Censor-in-Chief Strikes Again

Veteran White House reporter Keith Koffler says that the Obama campaign is censoring viewer comments about their new 17-minute documentary, The Road We’ve Traveled, with positive comments outnumbering negative by more than five to one.

Writing on The White House Dossier blog, Koffler says he tried himself to log a neutral comment on the documentary and was told it couldn’t be posted because it was “awaiting moderation.” The same comment submitted to A Love Story, a documentary by Anne Romney, wife of GOP presidential candidate Mitt Romney, was immediately accepted and posted.

“As of 9 am ET this morning, 84 of the last 100 comments could be construed as supportive, while 16 were negative,” Koffler wrote on March 21.

“Many of the negative comments are benign,” but the positive comments are absolutely glowing.

“The positive comments were sometimes ecstatic in their support for Obama and the largely hagiographic video, which went up on YouTube March 15. Among the tributes are ‘My President is an amazing human being,’ ‘Truly one of the greatest President’s ever,’ ‘So majestic,’  and ‘Thank God we have presidents like this’.”

In addition to Koffler’s own experience, several Dossier readers complained that attempts to place negative comments about the video had failed.

For a president who promised the most transparent presidency in history, it certainly hasn’t panned out that way. Obama’s communications people have gone to great and sometimes scandalous lengths to control the message and protect the president’s image.

For instance, last spring the White House made headlines when it refused to allow The Boston Herald access to full coverage an Obama fund-raising event because the paper ran an op-ed by Mitt Romney on its front page.

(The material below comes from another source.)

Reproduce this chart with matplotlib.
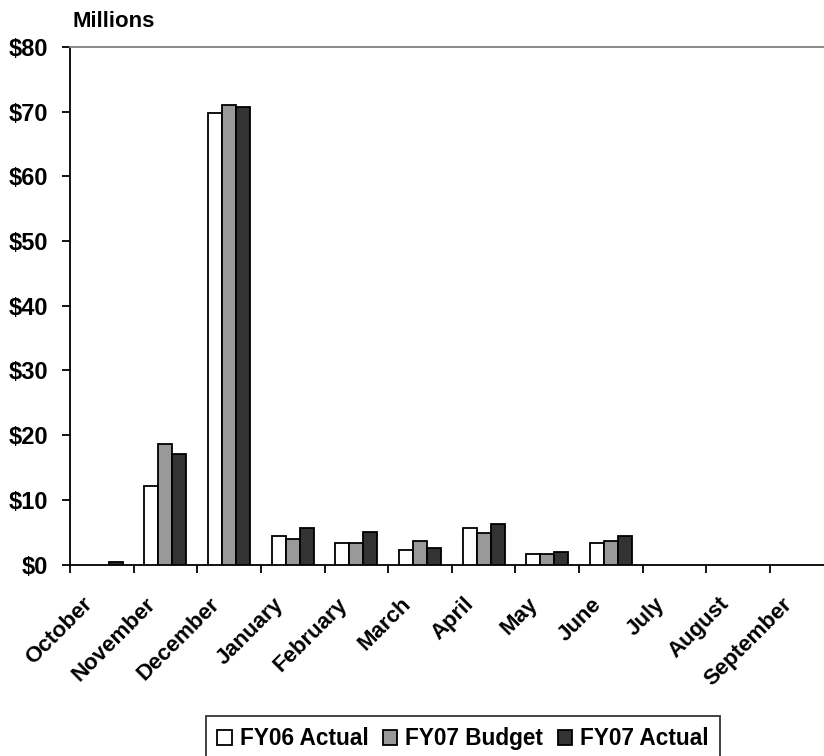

In addition to snubbing Fox News early in the president’s term, White House censors also clashed last spring with a small California newspaper, the Pleasanton Weekly, for writing a story about the First Lady that made her appear too snooty.

This incident followed a major dust-up with the San Francisco Chronicle over threats made by Obama staffers to ban one of their reporters from participating in the White House pool after she used a cell phone to record a protest against President Obama at a San Francisco fundraiser.  Not only did the White House threaten her, they also forbad her from discussing the incident, an order with which she did not comply.

That they abhor being questioned about their propensity toward censorship was obvious in a July 1, 2009 press briefing in which CBS reporter Chip Reid confronted White House spokesman Robert Gibbs about why the most transparent administration in history was so tightly orchestrating its town halls and allowing only friendly people to attend with no sticky questions allowed. Gibbs was unable to answer the question. Not long afterward, the exchange was suspiciously scrubbed from the Youtube press briefing playlist.

While there’s not much the American public can do about this bad habit, the media is certainly within their rights to report on these incidents  and let the people know that Obama’s definition of transparency is more like what the rest of us call ambiguity.